--- Begin INPUT RECORDS ---

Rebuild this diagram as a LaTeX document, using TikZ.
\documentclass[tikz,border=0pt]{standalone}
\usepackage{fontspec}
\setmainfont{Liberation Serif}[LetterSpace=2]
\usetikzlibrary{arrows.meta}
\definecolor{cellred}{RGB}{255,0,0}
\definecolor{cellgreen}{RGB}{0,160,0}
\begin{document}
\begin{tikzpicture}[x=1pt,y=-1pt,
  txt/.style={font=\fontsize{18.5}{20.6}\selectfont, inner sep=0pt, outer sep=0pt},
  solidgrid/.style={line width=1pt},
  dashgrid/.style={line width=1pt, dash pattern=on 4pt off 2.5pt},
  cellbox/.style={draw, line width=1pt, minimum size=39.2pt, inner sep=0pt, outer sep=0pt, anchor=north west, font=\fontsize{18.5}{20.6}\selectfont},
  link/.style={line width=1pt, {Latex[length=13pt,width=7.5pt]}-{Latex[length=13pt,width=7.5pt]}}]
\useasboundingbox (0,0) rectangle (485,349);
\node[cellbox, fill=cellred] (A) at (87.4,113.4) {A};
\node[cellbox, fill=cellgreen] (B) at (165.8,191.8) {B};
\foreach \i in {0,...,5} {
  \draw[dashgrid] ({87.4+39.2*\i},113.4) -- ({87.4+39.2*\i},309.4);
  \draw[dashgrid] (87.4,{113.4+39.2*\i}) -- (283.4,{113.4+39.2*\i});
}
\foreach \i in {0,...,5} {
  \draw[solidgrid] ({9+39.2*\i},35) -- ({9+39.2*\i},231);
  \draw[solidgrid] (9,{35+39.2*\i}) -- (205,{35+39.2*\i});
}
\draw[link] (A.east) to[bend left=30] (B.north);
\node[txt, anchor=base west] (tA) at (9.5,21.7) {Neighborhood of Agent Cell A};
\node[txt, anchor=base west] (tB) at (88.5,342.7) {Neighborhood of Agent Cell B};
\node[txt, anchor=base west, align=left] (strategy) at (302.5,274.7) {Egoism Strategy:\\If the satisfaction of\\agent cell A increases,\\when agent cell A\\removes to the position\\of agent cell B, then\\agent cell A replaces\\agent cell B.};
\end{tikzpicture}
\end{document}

--- End INPUT RECORDS ---
--- Begin INPUT RECORDS ---

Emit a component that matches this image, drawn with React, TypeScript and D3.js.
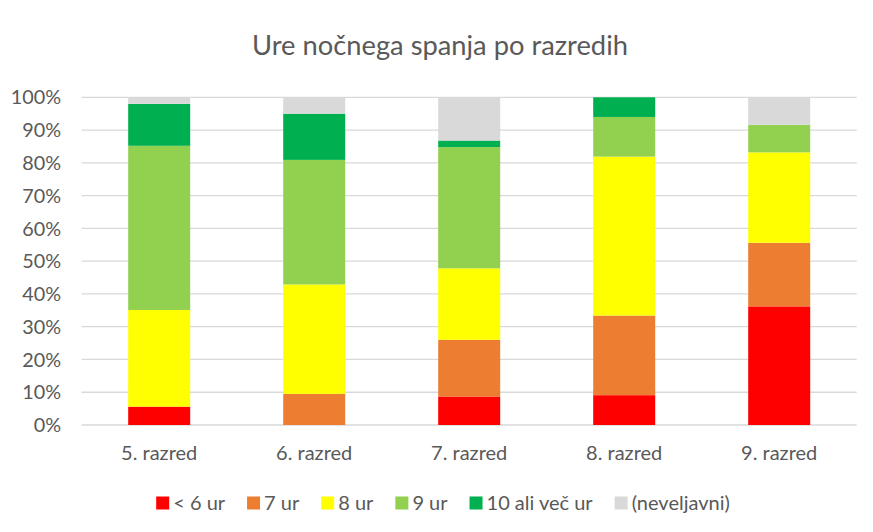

--- End INPUT RECORDS ---

YOUR INSTRUCTIONS: From the data above, show each line that contains "this".

EXERCISE ANSWER:
Rebuild this diagram as a LaTeX document, using TikZ.
Emit a component that matches this image, drawn with React, TypeScript and D3.js.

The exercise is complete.